On cost, the gap is starker. x402 settles on-chain every call, so the relayer pays ~$0.00144 of gas each time, on top of moving a $0.001 payment. The MPP session paid that gas only twice, at open and close, and even then it was too small to register against my balance. I completed 100 calls, but the cold-start failed once and was retried, so 101 paid vouchers were charged in total: $0.101 in service fees. The unused remainder of the dynamic deposit was refunded on close.

One caveat I won't paper over: I billed myself 30 x402 calls, not 100, and the Tempo "~$0 gas" is a balance-delta measurement, not a per-tx receipt readout. It means the open/close gas is below $0.000001 in my wallet, not provably zero.

What broke

Recorded while wiring both rails. This is the part you can't get from docs.

1. x402: every call 402'd, and it wasn't the balance or the keys. It was self_send_not_allowed. I'd wired the bench with the payer and the payTo set to the same wallet. The CDP facilitator rejects from == to before it checks balance, so every call failed with a generic 402. The fix was one line: print the 402 body so the invalidReason surfaces, then split the addresses. The deeper lesson is a real property of the rail. A hosted facilitator structurally blocks self-dealing, so you can't quietly settle your own $0.001 against yourself for free.

2. Tempo: the first paid request died on an "untrusted escrow contract." The CLI rejected the session challenge because the escrow it was handed (0x4d50500…0000) wasn't in its trust list; it wanted 0x33b9010…24f25. That address is the real MPP escrow precompile, and the deposit genuinely lands there, so this wasn't a malicious server. It was a stale CLI extension. The retry auto-updated tempo-request to v0.5.2 and the same call went through. Mainnet-early tooling churn, caught live.

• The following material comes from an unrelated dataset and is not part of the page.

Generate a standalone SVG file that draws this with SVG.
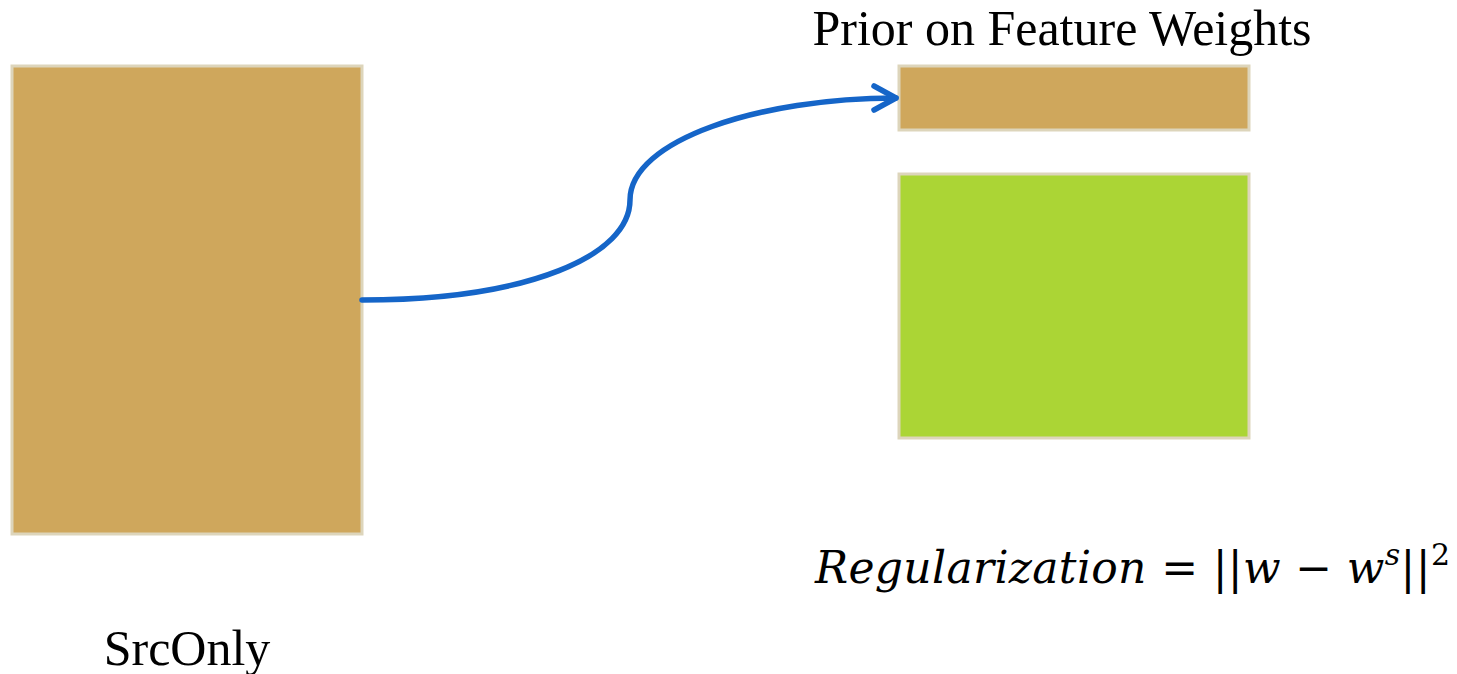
<svg xmlns="http://www.w3.org/2000/svg" width="1457" height="674" viewBox="0 0 1457 674">
<style>
.box{stroke:#ddd5bb;stroke-width:3}
.tan{fill:#cfa75c}
.green{fill:#abd535}
.lbl{font-family:"Liberation Serif",serif;font-size:50px;fill:#000}
.math{font-family:"DejaVu Serif","Liberation Serif",serif;font-size:44px;fill:#000}
.conn{fill:none;stroke:#1565c8;stroke-width:5.5;stroke-linecap:round;stroke-linejoin:round}
</style>
<rect width="1457" height="674" fill="#fff"/>
<g id="srconly">
<rect class="box tan" x="12" y="66" width="350" height="468"/>
<text class="lbl" x="187" y="665" text-anchor="middle">SrcOnly</text>
</g>
<g id="prior">
<rect class="box tan" x="899" y="66" width="350" height="64"/>
<text class="lbl" x="1062" y="45" text-anchor="middle">Prior on Feature Weights</text>
</g>
<g id="target">
<rect class="box green" x="899" y="174" width="350" height="264"/>
</g>
<g id="formula">
<text class="math" x="815" y="583" textLength="635" lengthAdjust="spacing"><tspan font-style="italic">Regularization</tspan> =  ||<tspan font-style="italic">w</tspan> − <tspan font-style="italic">w</tspan><tspan font-style="italic" font-size="30" dy="-18">s</tspan><tspan dy="18">||</tspan><tspan font-size="30" dy="-18">2</tspan></text>
</g>
<g id="connectors">
<path class="conn" d="M362,300 C530,300 630,255 630,200 C630,140 760,98 896,98"/>
<path class="conn" d="M874,86 L896,98 L874,110"/>
</g>
</svg>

3. Tempo: the cold first call of a session is slow and can fail. Across 101 paid attempts, exactly one failed: the cold first call, with KeyAlreadyExists in a keychain precompile during gas estimation. It took 3.2s before the retry succeeded, and the other 100 calls went through. The access key was already provisioned, but opening the session tried to register it again. Worth knowing if you script this: budget a retry for the first call, and expect an idle session's next call to run 2–3s before it warms back to ~554ms.

Which rail to build on

The measurements only matter if they change a decision. Here's the framework I'd use, and the short version is: it depends on how often your agent pays.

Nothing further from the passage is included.